[Harp-L] What first attracted you to harmonica? Why did you learn it .

Joseph Leone 3n037@xxxxx
Wed Mar 8 00:09:10 EST 2017


> On Mar 6, 2017, at 6:02 PM, dfwhoot at xxxxx wrote:
> 
> Everyone has a story. Mind started when I was growing up at home, and my Dad, played one occasionally , with his guitar. I'd sneak it out and blow on it, but not making music. I was in the Navy, in Viet Nam , walking the streets of Saigon and saw a harmonica for sale , and bought it. I'd play that thing all the time , especially on watch . Playing , or trying to , songs I grew up with , and after a while , could actually recognize some. Got stationed in Calif. in the late 60's and got turned on to a lot of stuff , especially Paul Butterfield , Canned Heat and all those. I grew more attached to the harp and played as much as possible. Got Discharged in 71 and made it back to Texas, and eventually heard a harp player named Charlie McCoy, and my god, what he could do with this little 10 hole. That was it , I started buying all his LP's and it was playing playing playing. Didn't look at it as practicing. With blues techniques , and add those to country licks , I felt satisfied. I made contact with Charlie , for lessons , and he said he wasn't giving them , but to get involved with SPAH . I did , in 91 , and the rest is history. My first convention was in Detroit, Howard Levy was doing his seminar there and all the Trio players , it was just unbelievable . I came back and started HOOT and my mission was to encourage everyone with the interest in the harmonica to get as involved as possible To become an accomplished player takes a lifetime.

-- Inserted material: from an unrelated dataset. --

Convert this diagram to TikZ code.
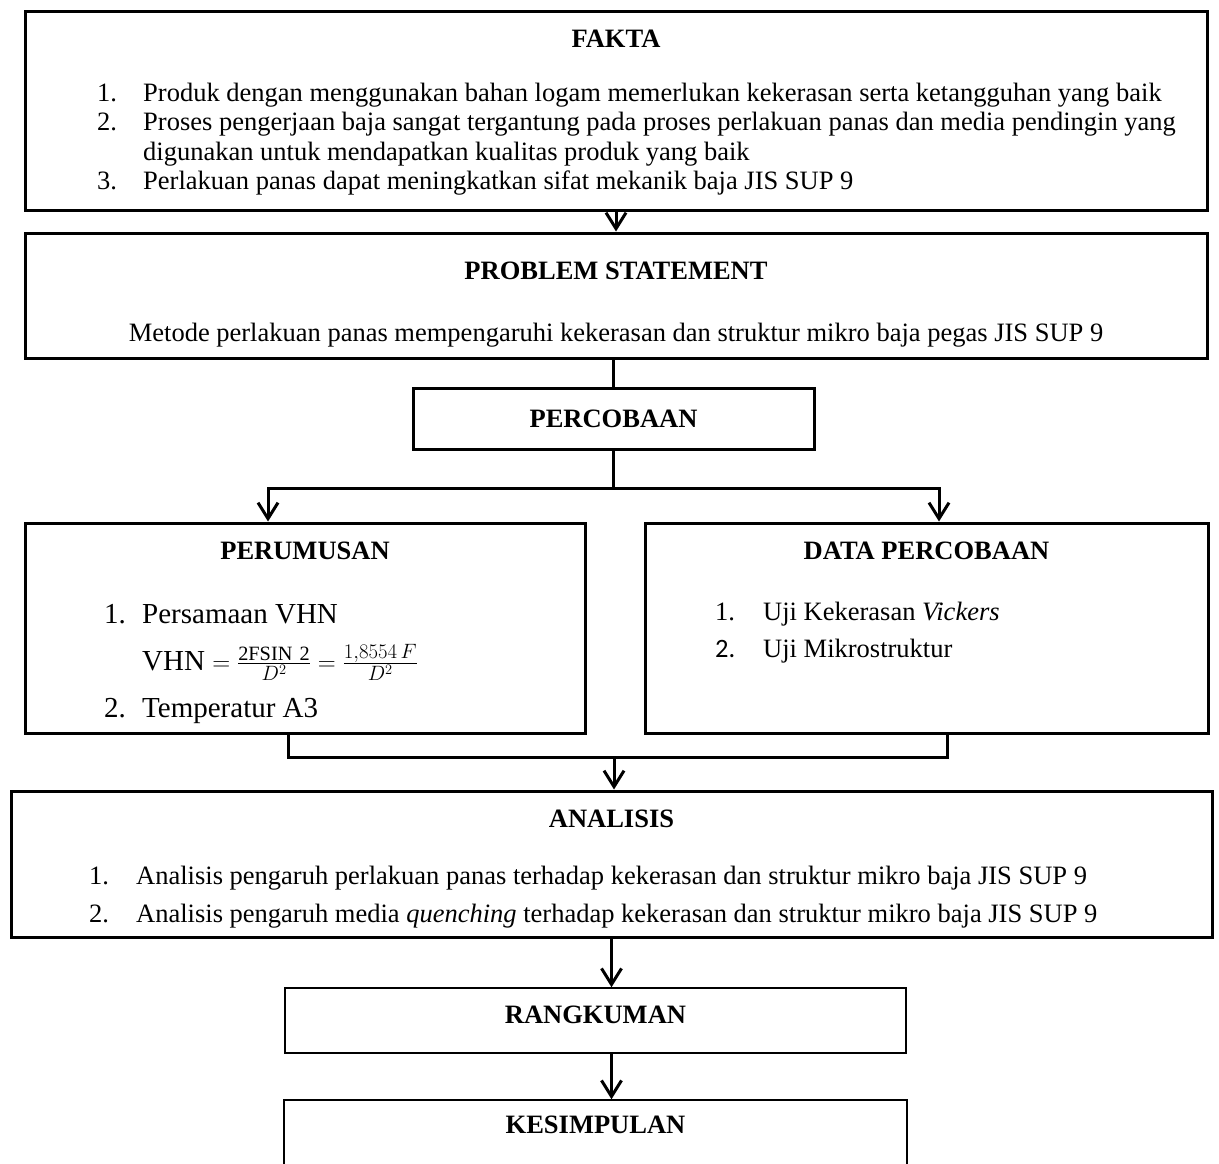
\documentclass[tikz,border=0pt]{standalone}
\usepackage{fontspec}
\setmainfont{Liberation Serif}
\newfontfamily\carlito{Carlito}
\usepackage{amsmath}
\usetikzlibrary{positioning, arrows.meta}

\begin{document}
\begin{tikzpicture}[x=1pt, y=-1pt,
    box/.style={draw, line width=3pt, inner sep=0pt},
    thinbox/.style={draw, line width=1.5pt, inner sep=0pt},
    ttl/.style={anchor=base, inner sep=0pt, font=\fontsize{26.5}{29}\selectfont\bfseries},
    ctxt/.style={anchor=base, inner sep=0pt, font=\fontsize{26.5}{29}\selectfont},
    txt/.style={anchor=base west, inner sep=0pt, font=\fontsize{26.5}{29}\selectfont},
    bigtxt/.style={anchor=base west, inner sep=0pt, font=\fontsize{29}{32}\selectfont},
    link/.style={line width=3pt},
    arr/.style={line width=3pt, -{Straight Barb[length=16pt, width=20pt]}}]
    \useasboundingbox (0,0) rectangle (1219,1164);
    \clip (0,0) rectangle (1219,1164);

    % Fakta
    \node[box, minimum width=1182pt, minimum height=198pt] (fakta) at (616,111) {};
    \node[ttl] (faktaT) at (616,48) {FAKTA};
    \node[txt] (fakta1n) at (97,102) {1.};
    \node[txt] (fakta1) at (143,102) {Produk dengan menggunakan bahan logam memerlukan kekerasan serta ketangguhan yang baik};
    \node[txt] (fakta2n) at (97,131) {2.};
    \node[txt] (fakta2) at (143,131) {Proses pengerjaan baja sangat tergantung pada proses perlakuan panas dan media pendingin yang};
    \node[txt] (fakta2b) at (143,160) {digunakan untuk mendapatkan kualitas produk yang baik};
    \node[txt] (fakta3n) at (97,189) {3.};
    \node[txt] (fakta3) at (143,189) {Perlakuan panas dapat meningkatkan sifat mekanik baja JIS SUP 9};

    % Problem statement
    \node[box, minimum width=1182pt, minimum height=125pt] (problem) at (616,295.5) {};
    \node[ttl] (problemT) at (616,279) {PROBLEM STATEMENT};
    \node[ctxt] (problem1) at (616,341) {Metode perlakuan panas mempengaruhi kekerasan dan struktur mikro baja pegas JIS SUP 9};

    % Percobaan
    \node[box, minimum width=401pt, minimum height=61pt] (percobaan) at (613.5,418.5) {};
    \node[ttl] (percobaanT) at (613.5,427) {PERCOBAAN};

    % Perumusan
    \node[box, minimum width=560pt, minimum height=210pt] (perumusan) at (305,628) {};
    \node[ttl] (perumusanT) at (305,559) {PERUMUSAN};
    \node[bigtxt] (perumusan1n) at (104,623) {1.};
    \node[bigtxt] (perumusan1) at (142,623) {Persamaan VHN};
    \node[bigtxt] (rumus) at (142,670) {VHN $=\frac{\mathrm{2FSIN\ 2}}{D^2}=\frac{1{,}8554\,F}{D^2}$};
    \node[bigtxt] (perumusan2n) at (104,717) {2.};
    \node[bigtxt] (perumusan2) at (142,717) {Temperatur A3};

    % Data percobaan
    \node[box, minimum width=563pt, minimum height=210pt] (data) at (926.5,628) {};
    \node[ttl] (dataT) at (926.5,559) {DATA PERCOBAAN};
    \node[txt] (data1n) at (715,620) {1.};
    \node[txt] (data1) at (763,620) {Uji Kekerasan \textit{Vickers}};
    \node[txt] (data2n) at (715,657) {\carlito 2.};
    \node[txt] (data2) at (763,657) {Uji Mikrostruktur};

    % Analisis
    \node[box, minimum width=1201pt, minimum height=146pt] (analisis) at (611.5,864) {};
    \node[ttl] (analisisT) at (611.5,827) {ANALISIS};
    \node[txt] (analisis1n) at (89,884) {1.};
    \node[txt] (analisis1) at (136,884) {Analisis pengaruh perlakuan panas terhadap kekerasan dan struktur mikro baja JIS SUP 9};
    \node[txt] (analisis2n) at (89,922) {2.};
    \node[txt] (analisis2) at (136,922) {Analisis pengaruh media \textit{quenching} terhadap kekerasan dan struktur mikro baja JIS SUP 9};

    % Rangkuman dan kesimpulan
    \node[thinbox, minimum width=621pt, minimum height=65pt] (rangkuman) at (595.5,1020.5) {};
    \node[ttl] (rangkumanT) at (595.5,1023) {RANGKUMAN};
    \node[thinbox, minimum width=623pt, minimum height=100pt] (kesimpulan) at (595.5,1150) {};
    \node[ttl] (kesimpulanT) at (595.5,1133) {KESIMPULAN};

    % Connectors
    \coordinate (split) at (613.5,488);
    \coordinate (splitL) at (268,488);
    \coordinate (splitR) at (939,488);
    \coordinate (joinL) at (288,757);
    \coordinate (joinR) at (947,757);
    \coordinate (joinM) at (614,757);

    \draw[arr] (fakta.south) -- (problem.north);
    \draw[link] (percobaan.north |- problem.south) -- (percobaan.north);
    \draw[link] (percobaan.south) -- (split);
    \draw[line width=3pt, {Straight Barb[length=16pt, width=20pt]}-{Straight Barb[length=16pt, width=20pt]}]
        (splitL |- perumusan.north) -- (splitL) -- (splitR) -- (splitR |- data.north);
    \draw[link] (joinL |- perumusan.south) -- (joinL) -- (joinR) -- (joinR |- data.south);
    \draw[arr] (joinM) -- (joinM |- analisis.north);
    \draw[arr] (analisis.south) -- (analisis.south |- rangkuman.north);
    \draw[arr] (analisis.south |- rangkuman.south) -- (analisis.south |- kesimpulan.north);
\end{tikzpicture}
\end{document}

I came to harp in a convoluted way. 
1… As a small child in the late 40s we were posted to Vienna. (my father was in charge of food going to starving eastern Europe.) There seemed to be harmonica players in Vienna and I liked the music they made. 
2… By 1951 I was 9 and we were in Trieste at the time and place the cold war started. My father was labor attache. I purchased a Marine Band diatonic at the British PX. Unfortunately one day I was running for a
double streetcar to get to school and the MB fell out of my pocket and was run over by the rear half of the streetcar. On a side trip to Genoa to watch the launching of the Andrea Doria, I fell in love with a 27 key 
white mother of pearl accordion in a window of a tiny shop. I knew I was never going to get it. SO 
3… 1955 found us in Naples where my father worked in immigration and deportation. I went to the U.S. PX to buy a Swiss army knife and came home with a Hohner 270/48 chromatic. I practiced down at the fish-
ing boat and yacht basin because my father didn’t like ’noise’ at the house.
4… A year later I was 14 and playing at the Sea Garden rest/night club in Luna Park in Naples. Then we came home to America again. On the trip home my Hohner went down with the Andrea Doria. 
5… In the late 50s we were in Paris. I grew to love the French and their music. By 1959 we came home one last time and I was asked by my old school friends to join their doo-wop group as the bass singer (I’m more
of a baritone, but I could handle it.) It was in my senior year (1960) that I changed some of my diatonics to my own tuning so as to facilitate playing tunes with one diatonic when they had previously required two (or more).
An example? Londonderry Aire.
6… My parents wouldn’t sign for a driver’s permit so at 17 3/4 I left home and was a hobo for 9 months until I joined the navy. I spent my time as a SeeBee salvage diver mostly in the Caribbean 1962-1965. 

I think my impetus for harp were: Seven Brides for Seven Brothers (feat. Tommy Morgan), The Little Fugitive (feat. Edward Salmanson (Manson), the short subjects feat. the Minnevitch rascals, Ruby Gentry theme 
(feat. George Fielding (Fields). My favorite players had been: Leo Diamond, Richard Hayman, Charlie McCoy, Rice Miller, Sonny Terry. Modern players? Rachel Plas, Yvonnic Prene, Jerome Perelevades, and on
and on.

 (aka Mr. Cellophane). Formerly smokey Joe and the cafes.